Legal Alert: Ninth Circuit “Missile Strike of a Ruling” Curtails Ability to Certify Nationwide Settlement Classes
On January 23, 2018, in In re Hyundai and Kia Fuel Economy Litigation, 2018 WL 505343, -- F.3d – (9th Cir. Jan. 23, 2018), a three-judge panel of the Ninth Circuit overturned the trial court’s certification of a nationwide settlement class of consumers who alleged that defendants made misrepresentations regarding fuel efficiency. The trial court preliminarily certified the settlement class, but did not address the issue of whether variations in state law would preclude certification. The court recognized that in the trial context, it would “need to engage in an extensive choice of law analysis” but in the settlement context, such an analysis was not warranted. The court finally approved the settlement.
On appeal, the Ninth Circuit held that the trial court’s ruling that in the settlement context, the court need not undertake a choice of law analysis, was wrong as a matter of law. The court held that a choice of law analysis is part of the inquiry into whether the proposed settlement class meets the requirements of Rule 23. Thus, the trial court erred in assuming that the standard for certification in the settlement context was lowered.
The Ninth Circuit’s ruling could have an impact on the ability of parties to class actions – especially consumer class actions – to resolve their cases on a nationwide basis. It potentially imposes a heightened standard in the settlement context to prove that application of the laws of multiple states would not differ significantly from the law of the forum state such that it defeats predominance.

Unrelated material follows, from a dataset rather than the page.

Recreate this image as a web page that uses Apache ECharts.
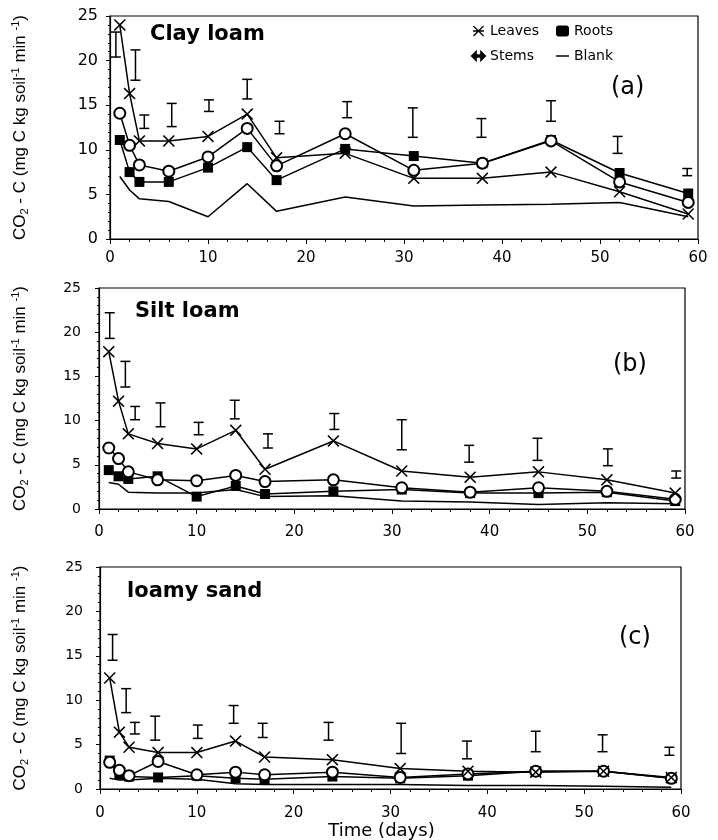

We believe a Petition for a Hearing En Banc will be filed in this case, and believe that there is a significant likelihood that this opinion will be overturned if such a hearing is granted. The Ninth Circuit stands alone in requiring such a rigorous examination before permitting nationwide class settlement. If the opinion stands, it would impact whether nationwide settlement classes based upon state law claims may be certified. It increases the role both sides will need to play in providing the court with all information necessary – including the briefing of potential state law variations – to approve classes so that the court’s analysis will withstand appellate scrutiny. Defendants facing nationwide class claims will also need to evaluate strategy regarding whether to seek an early settlement of the case. Building a record that variations in state law are an obstacle to certification may hinder the parties’ ability to later certify a nationwide settlement class, or require the parties to create subclasses based on similarities in state law.
As recognized by the dissent, this opinion may be a “major blow to multistate class actions.” If the opinion stands, piecemeal or state by state litigation may become the norm for some claims. This is true especially in light of last year’s Supreme Court ruling in Bristol Meyers Squibb Co. v. Supreme Court of California, 137 S. Ct. 1773 (2017), which limits jurisdiction over nonresident plaintiffs’ claims against an out-of-state corporation. This would add significant uncertainty and cost and expense in the defense of cases implicating multiple states. It may also implicate the theories under which plaintiffs seek nationwide class certification. A plaintiff seeking a nationwide class may avoid legal theories that vary from state to state. Moreover, pending settlements before the Ninth Circuit could potentially be at risk. The only thing that appears certain is that this opinion will not be the last word on this matter.